In this section we describe our idea in detail. First, we describe our observations that serve as our motivation. Then, we describe the design of our system.

1 Observation

Figure 1 shows two aspects of the HP cello99 trace, which is a popular I/O trace used in many I/O related studies. The dates of these traces are from November 29, Monday to December 4th, the Saturday of that week. The aspect that we need to note is the footprint of the trace relative to the whole data set size of the disk, denoted as the 'Footprint Ratio' in the figure. The numbers tell us that the actual footprint for each day is generally less that 0.2% of the whole data set. That is, given a day of activities, the range of blocks that are accessed is very small relative to the data that the disk possesses. The 'Footprint Size' on the right y-axis reveals the actual size of the footprint. It shows that over a day's activities, only 30GBs or less are being accessed. What is more, the dark column, which represents the newly inserted data each day in comparison to the data accessed the prior day is even smaller, always being well below 10GBs.

**Figure 1:** HP cello99 daily footprint ratio
$\begin{figure} \centering \mbox{\subfigure[]{\epsfig{figure=footprint.eps, height=3in, angle=-90}} \quad } \end{figure}$

Our motivation for this work is based on these observations. That is, they tell us that if we could take this footprint, which is relatively quite small, into a more energy efficient medium and service requests from there, benefits may be possible. More specifically, if the footprint could be cached in a low energy medium allowing the high energy consuming RAID disks to reduce their activities, then energy conservation would be possible. Finding a cache of this size and satisfying the energy requirement is the question at hand.

There can be several candidates that may be able to satisfy this large cache requirement. The traditional hard disk is one such candidate. However, a hard disk is a high energy consumer, and if one disk is used to cache a whole day's activity, performance will obviously be degraded. Furthermore, the benefit of having a RAID, that is, high performance and reliability, simply disappears. Memory in the RAID controller could be another candidate. This, however, is prohibitively expensive. Furthermore, RAM is volatile, hence the reliability of this method comes into question. The third candidate could be non-volatile RAM (NV-RAM), which resolves the volatility issue of RAM in RAID controllers. Since NV-RAM provides the memory interface, it would be easy to deploy them as a cache. However, NV-RAM is still very expensive and has limited capacity making it even more infeasible than RAM.

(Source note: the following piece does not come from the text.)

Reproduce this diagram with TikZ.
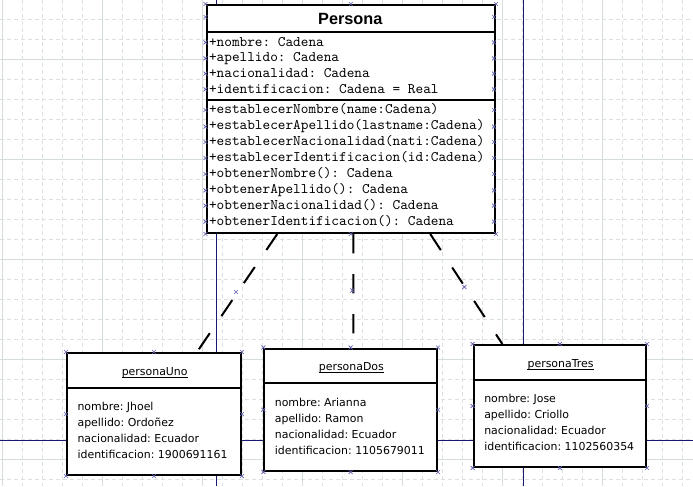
\documentclass[tikz,border=0pt]{standalone}
\usepackage{fontspec}
\newfontfamily\umlmono{Latin Modern Mono}
\newfontfamily\umlsans{DejaVu Sans}
\newfontfamily\umltitle{Liberation Sans}
\usetikzlibrary{calc}
\frenchspacing

\definecolor{gridminor}{RGB}{220,224,224}
\definecolor{gridmajor}{RGB}{212,220,220}
\definecolor{wire}{RGB}{24,24,112}
\definecolor{handle}{RGB}{96,96,176}

\tikzset{
  box/.style={draw=black, line width=1.5pt, fill=white, inner sep=0pt, anchor=north west},
  rule/.style={line width=1.5pt},
  assoc/.style={line width=1.5pt, dash pattern=on 14.5pt off 15.5pt},
  wireline/.style={wire, line width=0.75pt},
  gridmin/.style={gridminor, line width=0.75pt, dash pattern=on 3pt off 2.25pt},
  gridmaj/.style={gridmajor, line width=0.75pt},
  member/.style={anchor=base west, inner sep=0pt, font=\umlmono\fontsize{10.93}{12}\selectfont},
  slot/.style={anchor=base west, inner sep=0pt, font=\umlsans\fontsize{8.2}{10}\selectfont},
  objname/.style={anchor=base, inner sep=0pt, font=\umlsans\fontsize{8.2}{10}\selectfont},
  classname/.style={anchor=base, inner sep=0pt, font=\umltitle\bfseries\fontsize{12.2}{14}\selectfont},
  handlemark/.style={handle, line width=0.5pt},
}
% small selection handle (a cross)
\newcommand\umlhandle[1]{\draw[handlemark] #1 +(-2,-2) -- +(2,2) +(-2,2) -- +(2,-2);}

\begin{document}
\begin{tikzpicture}[x=0.75pt, y=-0.75pt]
  \useasboundingbox (0,0) rectangle (693,486);
  \fill[white] (0,0) rectangle (693,486);

  % canvas grid
  \foreach \x in {2.7,22.7,...,692.7} {\draw[gridmin] (\x,0) -- (\x,486);}
  \foreach \y in {19.3,39.3,...,479.3} {\draw[gridmin] (0,\y) -- (693,\y);}
  \foreach \x in {2.7,102.7,...,602.7} {\draw[gridmaj] (\x,0) -- (\x,486);}
  \foreach \y in {59.3,159.3,...,459.3} {\draw[gridmaj] (0,\y) -- (693,\y);}

  % class and objects
  \node[box, minimum width=288.5*0.75pt, minimum height=228*0.75pt] (persona) at (205.5,4) {};
  \node[box, minimum width=174*0.75pt, minimum height=122*0.75pt] (uno) at (66,352) {};
  \node[box, minimum width=172.7*0.75pt, minimum height=122.5*0.75pt] (dos) at (263.3,347.5) {};
  \node[box, minimum width=172.3*0.75pt, minimum height=122*0.75pt] (tres) at (472.7,344) {};

  % blue wires
  \coordinate (wA) at (216.3,0);
  \coordinate (wC) at (216.5,486);
  \coordinate (wT) at (523.3,0);
  \coordinate (wB) at (523.3,486);
  \coordinate (wL) at (0,440.5);
  \coordinate (wR) at (693,440.5);
  \draw[wireline] (wA) -- (wA |- persona.north);
  \draw[wireline] (wA |- persona.south) -- (wA |- uno.north);
  \draw[wireline] (wC) -- (wC |- uno.south);
  \draw[wireline] (wT) -- (wT |- tres.north);
  \draw[wireline] (wB) -- (wB |- tres.south);
  \draw[wireline] (wL) -- (wL -| uno.west);
  \draw[wireline] (uno.east |- wL) -- (dos.west |- wL);
  \draw[wireline] (dos.east |- wL) -- (tres.west |- wL);
  \draw[wireline] (tres.east |- wL) -- (wR);

  % class Persona
  \node[classname] (personaT) at (350.3,24) {Persona};
  \draw[rule] (205.5,32.3) -- (494,32.3);
  \draw[rule] (205.5,100) -- (494,100);
  \foreach \t [count=\i] in {
    +nombre: Cadena,
    +apellido: Cadena,
    +nacionalidad: Cadena,
    +identificacion: Cadena = Real}
    {\node[member] (attr\i) at (208.8,{46+15.67*(\i-1)}) {\t};}
  \foreach \t [count=\i] in {
    +establecerNombre(name:Cadena),
    +establecerApellido(lastname:Cadena),
    +establecerNacionalidad(nati:Cadena),
    +establecerIdentificacion(id:Cadena),
    +obtenerNombre(): Cadena,
    +obtenerApellido(): Cadena,
    +obtenerNacionalidad(): Cadena,
    +obtenerIdentificacion(): Cadena}
    {\node[member] (op\i) at (208.8,{113.7+15.95*(\i-1)}) {\t};}

  % objects
  \foreach \n/\title/\a/\b/\c/\d in {
    uno/personaUno/Jhoel/Ordoñez/Ecuador/1900691161,
    dos/personaDos/Arianna/Ramon/Ecuador/1105679011,
    tres/personaTres/Jose/Criollo/Ecuador/1102560354} {
    \node[objname] (\n T) at ($(\n.north)+(0.7,23.3)$) {\title};
    \draw[line width=0.75pt] ([yshift=-1.6pt]\n T.base west) -- ([yshift=-1.6pt]\n T.base east);
    \draw[rule] ($(\n.north west)+(0,35.7)$) -- ($(\n.north east)+(0,35.7)$);
    \node[slot] (\n 1) at ($(\n.north west)+(11.3,58.7)$) {nombre: \a};
    \node[slot] (\n 2) at ($(\n.north west)+(11.3,74.7)$) {apellido: \b};
    \node[slot] (\n 3) at ($(\n.north west)+(11.3,90.7)$) {nacionalidad: \c};
    \node[slot] (\n 4) at ($(\n.north west)+(11.3,106.7)$) {identificacion: \d};
  }

  % links from the class to its objects
  \draw[assoc] ($(persona.south)+(-73.5,0)$) -- ($(uno.north)+(43,0)$);
  \draw[assoc] ($(persona.south)+(2.5,0)$) -- ($(dos.north)+(2.6,0)$);
  \draw[assoc] ($(persona.south)+(79.5,0)$) -- ($(tres.north)+(-57.5,0)$);

  % selection handles
  \foreach \a in {north west,north,north east,south west,south,south east}
    {\umlhandle{(persona.\a)}}
  \foreach \y in {17,42.3,58.3,73.7,89.3,110,126.7,142,158,174,190.3,205.7,221.7} {
    \umlhandle{(205.5,\y)}
    \umlhandle{(494,\y)}
  }
  \foreach \n in {uno,dos,tres} {
    \foreach \a in {north west,north,north east,west,east,south west,south,south east}
      {\umlhandle{(\n.\a)}}
  }
  \umlhandle{(236,292)}
  \umlhandle{(352.3,290.5)}
  \umlhandle{(464.3,287)}
\end{tikzpicture}
\end{document}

The medium that is energy efficient, non-volatile, large enough, and at the same time, able to provide high performance under reasonable cost today is the Solid State Drive (SSD). Due to these many merits, we employ the SSD as the large cache. Not only does SSDs consume low energy, while providing high performance, they are disks with the exact same disk interface as hard disks, hence incorporating them to RAIDs is simple. Only the controller needs to be aware of its existence.

2 System design

The system that we propose simply adds a single SSD to a normal RAID configuration. The key design issue is, then, how to cache the whole daily footprint so that all other disks may remain inactive. Occassionally, the RAID disks inevitably must awake. Ideally, this is when all dirty blocks residing in SSDs should be written and when all reads that are anticipated to happen in the future should be prefetched.

In the work that we present here, we are not able to provide all these features. Instead, we only consider a very simple approach. Specifically, when the very first read request of a block arrives at the controller, this read is satisfied at the RAID disk. The block, however, is copied to the SSD as well for possible later requests. For writes, all write requests are satified at the SSD to extend the RAID disk inactivity time. However, to prevent lose of data during SSD failure, we make a mirror copy in unused space of an active disk.

4 Evaluation

In this section, we discuss the evaluation of our system. We describe the implementation, the environment in which the evaluation was performed, and the results.

1 Evaluation environment

For our evaluation, we implement our system on the Linux software RAID environment. Our environment uses a SATA interface as we were not able to purchase SCSI SSDs. Though SATA based RAID would be slower than SCSI based RAID the idea presented here is equally applicable. As hard disks composing RAID, we use 500GB hard disks (ST3500320AS) produced by Seagate, and for the SSD cache, we use a 32GB SSD (MSD-SATA3035) produced by Mtron. According to their data sheets, this SSD consumes 0.5W when idle and 1.66-2.43W when reading/writing while the harddisk consumes 7.96-9.29W when idle and 11.16W when reading/writing [10,12]. All our implementations and evaluations are done on the Linux 2.6.21.7. The original RAID system consists of four hard disks and our proposed system adds one SSD to that original configuration.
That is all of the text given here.